С малою даровитостью художника Суворин еще мог примириться за страстную любовь к искусству (терпел же он премьершей в своем театре годами такое странное сценическое недоразумение, как Яворская). Но истинною его любовью было искусство, хотя бы и не слишком шлифованное (он, подобно Тургеневу, не очень-то долюбливал Сару Бернар), но проникнутое искренностью и темпераментом: Стрепетова, Заньковецкая, Орленев (его находка), Джованни Грассо, Эрмете Драконе, в те времена еще не ушедший в виртуозность позднейших лет. Театральными богами Суворина были два трагических совершенства: Элеонора Дузе и Томмазо Сальвини.
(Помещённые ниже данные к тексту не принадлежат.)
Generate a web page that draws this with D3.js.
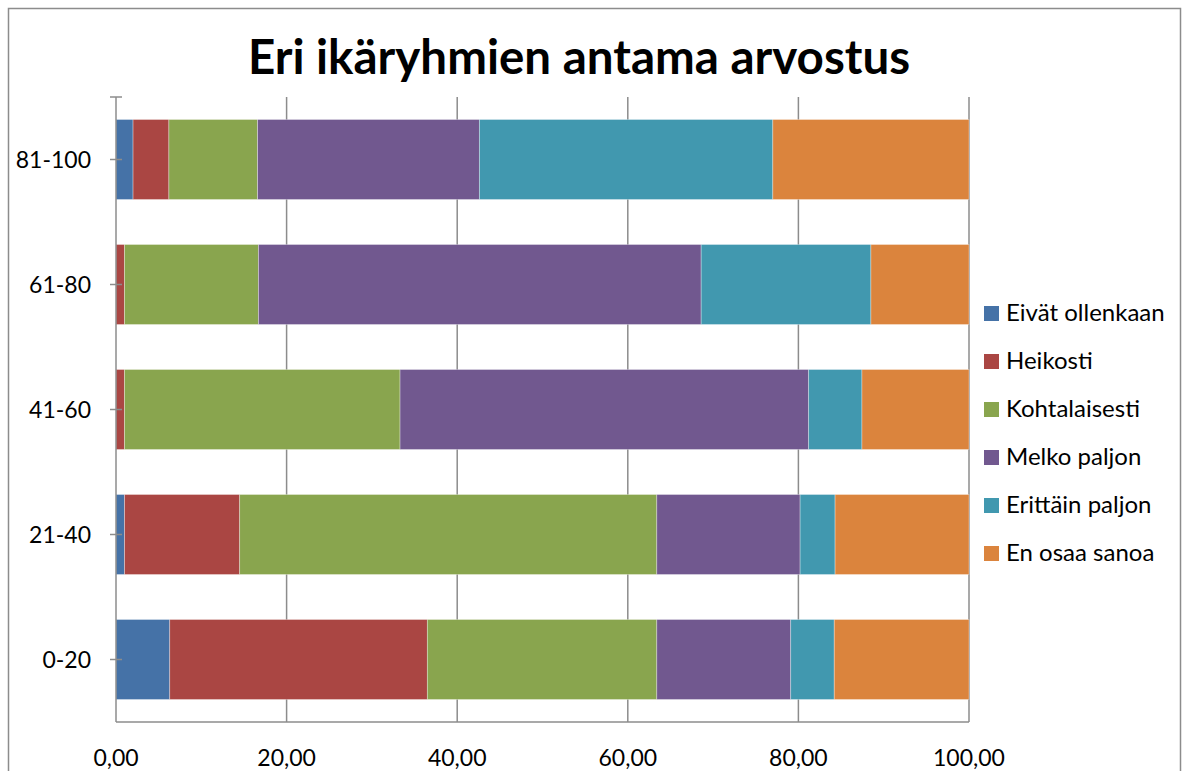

Другая чеховская характеристика Суворина, близкая к только что приведенной, -- в письме к И.Л. Щеглову (18 июля 1888 г.): "Суворин представляет из себя воплощенную чуткость. Это большой человек. В искусстве он изображает из себя то же самое, что сеттер на охоте за бекасом, т.е. работает чертовским чутьем и всегда горит страстью. Он плохой теоретик, наук не проходил, многого не знает, во всем он самоучка -- отсюда его чисто собачья неиспорченность и цельность, отсюда и самостоятельность взгляда. Будучи беден теориями, он поневоле должен был развить в себе то, чем богато наделила его природа, поневоле он развил свой инстинкт до размеров большого ума. Говорить с ним приятно. А когда поймешь его разговорный прием, его искренность, которой нет у большинства разговорщиков, то болтовня с ним становится почти наслаждением. Ваше "Суворин-шмерц" я отлично понимаю".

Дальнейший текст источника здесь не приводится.